Around 1650, he became a student of Rembrandt, eventually developing a close working relationship, painting history scenes, biblical compositions, symbolic studies of a solitary figure, as well as portraits. As a student, his 1654 painting titled Bathsheba was inspired by Rembrandt's painting done in the same year on the same subject and given the same title. This was a common practice at the time and even a few hundred years later, other artists such as Paul Cézanne did a painting titled Bathsheba. Both Drost’s and Rembrandt’s masterpieces were acquired by the Louvre in Paris.
Sometime in the mid 1650s, the young artist was sent to Rome, where he painted with fellow Dutchman Johannes Vermeer from Utrecht. After a few years, Drost went on to Venice to paint with the artist Johann Carl Loth[?]. His return to the Netherlands around 1662 is documented by his painting the portrait of Hillegonda van Beuningen (private collection, the Netherlands) dated 1663.
Willem Drost’s recognized lifetime output of artwork is very small, while Rembrandt is credited with more than 2,000 paintings and etchings, the majority of which are not signed. In recent years, some paintings attributed to Rembrandt have had their authenticity come under question. The importance of these Rembrandt works is such that the Foundation Rembrandt Research Project was established in Amsterdam to review all of his works on which there could be a question as to whether it was that of Rembrandt or one of his distinguished pupils. Scholars have now reattributed a number of Rembrandt’s paintings to these associates.
Drost had evolved into one of Rembrandt’s most talented disciples, so much so that his 1654 painting titled: Portrait of a Young Woman with her Hands Folded on a Book was one of the ones attributed to Rembrandt for more than 300 years. As well, when the portrait of a young man on horseback titled The Polish Rider was discovered in 1897 it too was attributed to Rembrandt. Acquired by New York City's Frick Collection, The Polish Rider is one of the Frick Museum[?]'s most valued treasures. However, years ago, the painting’s authenticity was questioned by several scholars, led by the renowned expert Julius Held[?]. Many others, including Dr. Josua Bruyn of the Foundation Rembrandt Research Project, now believe this great painting may also be that of Willem Drost as may be several others.
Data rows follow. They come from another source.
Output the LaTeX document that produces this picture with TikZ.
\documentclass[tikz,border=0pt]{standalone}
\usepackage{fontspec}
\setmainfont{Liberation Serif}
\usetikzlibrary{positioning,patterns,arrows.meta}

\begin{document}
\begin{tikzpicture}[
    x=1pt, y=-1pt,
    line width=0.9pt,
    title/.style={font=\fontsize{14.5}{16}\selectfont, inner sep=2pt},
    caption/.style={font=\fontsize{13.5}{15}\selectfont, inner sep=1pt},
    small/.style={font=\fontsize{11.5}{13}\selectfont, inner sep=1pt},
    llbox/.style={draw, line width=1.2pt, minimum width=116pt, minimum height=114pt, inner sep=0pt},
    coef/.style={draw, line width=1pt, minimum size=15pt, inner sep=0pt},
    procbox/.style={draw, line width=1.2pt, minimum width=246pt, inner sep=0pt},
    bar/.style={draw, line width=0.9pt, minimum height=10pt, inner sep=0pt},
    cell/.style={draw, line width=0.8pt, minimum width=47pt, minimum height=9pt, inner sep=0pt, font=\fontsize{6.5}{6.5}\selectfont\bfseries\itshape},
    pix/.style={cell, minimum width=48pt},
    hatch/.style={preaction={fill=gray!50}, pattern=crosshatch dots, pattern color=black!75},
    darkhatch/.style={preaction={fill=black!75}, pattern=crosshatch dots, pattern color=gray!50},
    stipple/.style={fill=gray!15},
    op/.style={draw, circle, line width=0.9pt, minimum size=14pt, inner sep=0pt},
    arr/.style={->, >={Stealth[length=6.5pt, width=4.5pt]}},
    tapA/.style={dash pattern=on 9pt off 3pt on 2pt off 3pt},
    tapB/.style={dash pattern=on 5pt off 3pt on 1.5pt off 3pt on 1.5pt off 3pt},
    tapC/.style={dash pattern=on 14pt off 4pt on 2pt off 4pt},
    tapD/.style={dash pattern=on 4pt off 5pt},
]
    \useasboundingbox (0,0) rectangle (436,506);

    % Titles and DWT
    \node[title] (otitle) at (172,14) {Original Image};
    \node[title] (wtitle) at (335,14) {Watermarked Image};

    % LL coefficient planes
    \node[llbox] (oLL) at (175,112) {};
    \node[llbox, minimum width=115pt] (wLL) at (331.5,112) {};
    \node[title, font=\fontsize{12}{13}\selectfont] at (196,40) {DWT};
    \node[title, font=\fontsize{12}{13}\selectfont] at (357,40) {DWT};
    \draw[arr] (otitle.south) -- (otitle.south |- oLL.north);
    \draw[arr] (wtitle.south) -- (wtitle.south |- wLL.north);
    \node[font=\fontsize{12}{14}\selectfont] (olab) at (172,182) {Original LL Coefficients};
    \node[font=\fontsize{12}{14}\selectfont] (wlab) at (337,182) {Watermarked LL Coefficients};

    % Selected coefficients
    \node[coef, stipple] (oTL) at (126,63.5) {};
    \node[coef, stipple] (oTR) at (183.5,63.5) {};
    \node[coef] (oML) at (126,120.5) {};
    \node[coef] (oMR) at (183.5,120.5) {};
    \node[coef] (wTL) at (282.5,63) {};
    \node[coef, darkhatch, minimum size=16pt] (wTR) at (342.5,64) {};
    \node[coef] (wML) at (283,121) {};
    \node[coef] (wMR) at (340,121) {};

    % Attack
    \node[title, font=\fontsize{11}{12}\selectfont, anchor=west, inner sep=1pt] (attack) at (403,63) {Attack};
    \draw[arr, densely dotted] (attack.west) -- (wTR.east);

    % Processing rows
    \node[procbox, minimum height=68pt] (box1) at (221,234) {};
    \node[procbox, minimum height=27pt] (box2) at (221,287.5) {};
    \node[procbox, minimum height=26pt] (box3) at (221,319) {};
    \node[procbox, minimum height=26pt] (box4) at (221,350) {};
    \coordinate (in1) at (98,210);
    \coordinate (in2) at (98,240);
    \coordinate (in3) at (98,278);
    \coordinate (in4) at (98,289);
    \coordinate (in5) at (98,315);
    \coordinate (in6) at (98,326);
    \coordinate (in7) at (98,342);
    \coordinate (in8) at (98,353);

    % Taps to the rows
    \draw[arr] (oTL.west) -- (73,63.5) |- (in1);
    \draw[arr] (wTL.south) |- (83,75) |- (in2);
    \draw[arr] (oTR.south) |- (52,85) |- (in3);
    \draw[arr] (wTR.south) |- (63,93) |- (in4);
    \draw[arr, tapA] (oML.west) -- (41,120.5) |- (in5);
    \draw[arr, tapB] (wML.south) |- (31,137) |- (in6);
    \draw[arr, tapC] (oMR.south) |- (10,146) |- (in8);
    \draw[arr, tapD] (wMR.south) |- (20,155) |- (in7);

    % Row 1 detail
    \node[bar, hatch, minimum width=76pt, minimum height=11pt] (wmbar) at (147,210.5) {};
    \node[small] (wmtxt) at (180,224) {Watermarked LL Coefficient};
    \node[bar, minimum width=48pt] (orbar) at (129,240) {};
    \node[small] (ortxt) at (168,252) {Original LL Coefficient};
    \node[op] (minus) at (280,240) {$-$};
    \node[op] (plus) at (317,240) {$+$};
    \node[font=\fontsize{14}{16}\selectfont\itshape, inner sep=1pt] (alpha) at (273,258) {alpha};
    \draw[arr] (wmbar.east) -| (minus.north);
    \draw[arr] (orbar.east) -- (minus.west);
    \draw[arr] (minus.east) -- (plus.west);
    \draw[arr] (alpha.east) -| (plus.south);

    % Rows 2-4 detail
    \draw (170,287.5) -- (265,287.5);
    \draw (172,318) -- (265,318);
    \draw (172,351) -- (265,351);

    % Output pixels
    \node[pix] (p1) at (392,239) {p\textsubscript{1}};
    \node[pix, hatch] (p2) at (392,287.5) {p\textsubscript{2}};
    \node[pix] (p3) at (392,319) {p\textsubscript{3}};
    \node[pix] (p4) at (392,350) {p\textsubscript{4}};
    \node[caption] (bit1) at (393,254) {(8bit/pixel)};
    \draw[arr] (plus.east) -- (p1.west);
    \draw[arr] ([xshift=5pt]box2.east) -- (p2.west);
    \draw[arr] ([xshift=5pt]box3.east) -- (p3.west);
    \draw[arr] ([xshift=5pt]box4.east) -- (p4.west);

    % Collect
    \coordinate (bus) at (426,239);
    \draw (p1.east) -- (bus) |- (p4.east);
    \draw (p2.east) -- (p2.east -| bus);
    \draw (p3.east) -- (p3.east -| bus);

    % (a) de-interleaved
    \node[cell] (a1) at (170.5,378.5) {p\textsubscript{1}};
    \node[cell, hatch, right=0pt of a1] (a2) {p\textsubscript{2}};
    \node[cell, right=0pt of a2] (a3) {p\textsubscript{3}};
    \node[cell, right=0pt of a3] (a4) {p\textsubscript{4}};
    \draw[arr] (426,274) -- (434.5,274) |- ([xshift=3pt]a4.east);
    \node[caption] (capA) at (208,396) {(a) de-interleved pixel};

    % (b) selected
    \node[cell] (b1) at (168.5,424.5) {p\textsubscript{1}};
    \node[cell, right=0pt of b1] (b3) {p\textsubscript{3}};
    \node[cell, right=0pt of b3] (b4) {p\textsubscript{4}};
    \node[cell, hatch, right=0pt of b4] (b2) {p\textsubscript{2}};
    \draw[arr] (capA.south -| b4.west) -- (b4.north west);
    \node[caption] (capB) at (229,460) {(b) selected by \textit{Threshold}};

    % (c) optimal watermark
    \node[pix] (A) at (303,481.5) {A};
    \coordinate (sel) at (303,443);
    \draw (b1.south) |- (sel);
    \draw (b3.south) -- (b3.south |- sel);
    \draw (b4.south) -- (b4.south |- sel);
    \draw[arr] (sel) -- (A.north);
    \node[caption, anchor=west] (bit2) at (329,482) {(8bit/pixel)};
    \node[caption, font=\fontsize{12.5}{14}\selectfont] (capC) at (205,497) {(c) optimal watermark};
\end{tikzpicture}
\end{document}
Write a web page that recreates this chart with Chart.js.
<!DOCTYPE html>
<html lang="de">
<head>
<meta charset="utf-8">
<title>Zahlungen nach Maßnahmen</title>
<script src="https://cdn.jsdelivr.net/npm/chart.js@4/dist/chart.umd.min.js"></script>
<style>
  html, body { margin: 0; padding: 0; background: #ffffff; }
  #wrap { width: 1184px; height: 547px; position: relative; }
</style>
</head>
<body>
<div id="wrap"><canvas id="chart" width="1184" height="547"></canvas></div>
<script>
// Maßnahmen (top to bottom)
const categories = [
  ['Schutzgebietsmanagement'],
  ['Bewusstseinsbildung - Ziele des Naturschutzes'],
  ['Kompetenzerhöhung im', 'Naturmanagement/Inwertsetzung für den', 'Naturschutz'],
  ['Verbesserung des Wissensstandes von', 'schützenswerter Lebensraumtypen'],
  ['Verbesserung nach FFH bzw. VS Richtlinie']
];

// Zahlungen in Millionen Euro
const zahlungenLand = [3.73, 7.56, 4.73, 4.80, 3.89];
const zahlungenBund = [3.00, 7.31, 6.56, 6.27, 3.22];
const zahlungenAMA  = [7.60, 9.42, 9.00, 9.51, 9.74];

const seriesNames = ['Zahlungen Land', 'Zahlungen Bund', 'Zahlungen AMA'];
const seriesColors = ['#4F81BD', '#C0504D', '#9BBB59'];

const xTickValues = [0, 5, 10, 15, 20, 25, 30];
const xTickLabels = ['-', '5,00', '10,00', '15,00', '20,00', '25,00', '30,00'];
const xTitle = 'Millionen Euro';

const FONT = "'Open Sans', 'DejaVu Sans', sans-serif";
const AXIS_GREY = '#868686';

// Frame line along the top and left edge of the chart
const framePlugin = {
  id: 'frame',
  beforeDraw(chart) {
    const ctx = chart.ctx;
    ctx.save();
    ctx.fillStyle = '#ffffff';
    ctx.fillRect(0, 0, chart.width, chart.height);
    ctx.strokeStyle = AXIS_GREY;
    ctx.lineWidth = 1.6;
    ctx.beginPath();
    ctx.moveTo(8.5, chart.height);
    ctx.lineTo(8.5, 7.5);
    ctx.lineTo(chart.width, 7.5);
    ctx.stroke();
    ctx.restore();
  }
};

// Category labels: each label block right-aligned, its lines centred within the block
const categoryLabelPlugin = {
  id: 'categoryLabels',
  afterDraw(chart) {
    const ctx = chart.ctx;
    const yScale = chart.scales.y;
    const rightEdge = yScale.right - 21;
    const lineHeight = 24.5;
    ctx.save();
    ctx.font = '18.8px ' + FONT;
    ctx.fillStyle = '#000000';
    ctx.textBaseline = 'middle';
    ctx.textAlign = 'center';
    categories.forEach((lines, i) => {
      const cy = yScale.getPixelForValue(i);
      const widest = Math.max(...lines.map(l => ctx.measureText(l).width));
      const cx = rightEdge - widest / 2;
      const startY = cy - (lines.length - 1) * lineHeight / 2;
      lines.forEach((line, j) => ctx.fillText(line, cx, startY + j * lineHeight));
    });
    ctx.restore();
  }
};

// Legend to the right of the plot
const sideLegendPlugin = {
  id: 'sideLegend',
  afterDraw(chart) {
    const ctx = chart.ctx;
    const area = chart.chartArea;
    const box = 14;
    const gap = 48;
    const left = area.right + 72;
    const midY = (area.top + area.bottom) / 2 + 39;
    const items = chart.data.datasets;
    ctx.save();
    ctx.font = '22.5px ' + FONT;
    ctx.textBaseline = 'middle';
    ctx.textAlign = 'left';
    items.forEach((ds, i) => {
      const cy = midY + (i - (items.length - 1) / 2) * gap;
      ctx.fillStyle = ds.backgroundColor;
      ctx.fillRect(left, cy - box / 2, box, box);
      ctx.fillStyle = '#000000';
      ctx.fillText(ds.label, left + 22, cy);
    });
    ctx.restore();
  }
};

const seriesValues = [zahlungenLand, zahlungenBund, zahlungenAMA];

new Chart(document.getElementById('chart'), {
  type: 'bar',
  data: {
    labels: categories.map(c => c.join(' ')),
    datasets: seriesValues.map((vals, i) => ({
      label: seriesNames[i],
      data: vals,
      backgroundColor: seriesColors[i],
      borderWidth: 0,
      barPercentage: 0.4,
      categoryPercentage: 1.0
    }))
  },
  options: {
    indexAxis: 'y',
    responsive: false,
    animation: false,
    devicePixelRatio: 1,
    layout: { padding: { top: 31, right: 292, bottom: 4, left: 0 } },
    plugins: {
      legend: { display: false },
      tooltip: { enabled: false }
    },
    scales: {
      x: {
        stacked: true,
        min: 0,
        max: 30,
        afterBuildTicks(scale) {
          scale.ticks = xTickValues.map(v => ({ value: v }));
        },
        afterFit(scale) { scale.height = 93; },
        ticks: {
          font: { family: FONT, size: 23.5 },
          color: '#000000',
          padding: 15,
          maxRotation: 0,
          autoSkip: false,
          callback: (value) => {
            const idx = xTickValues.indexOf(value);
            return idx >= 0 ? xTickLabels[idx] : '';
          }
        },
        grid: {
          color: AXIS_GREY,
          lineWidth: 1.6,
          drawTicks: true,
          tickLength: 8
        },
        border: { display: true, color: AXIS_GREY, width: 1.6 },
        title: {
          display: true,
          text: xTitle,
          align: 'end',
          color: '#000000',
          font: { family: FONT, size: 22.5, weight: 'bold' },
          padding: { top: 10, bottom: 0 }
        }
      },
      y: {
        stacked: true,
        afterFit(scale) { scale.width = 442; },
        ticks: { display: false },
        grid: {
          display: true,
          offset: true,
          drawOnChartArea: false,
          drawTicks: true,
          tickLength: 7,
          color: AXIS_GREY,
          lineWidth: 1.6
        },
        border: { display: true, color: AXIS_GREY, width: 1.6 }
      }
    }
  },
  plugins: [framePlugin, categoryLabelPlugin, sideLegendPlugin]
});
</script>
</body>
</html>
As a result of all these investigations, more and more scholars are looking at Willem Drost's known works and his reputation has grown in stature to the point that today he is being considered as one of the greatest of the "Old Masters[?]".
The exact year of Willem Drost’s death is unknown, however, the last reference to him is in 1680 when he was witness to an inventory of the possessions of Jan van Spijckvoort in the Dutch city of Rotterdam.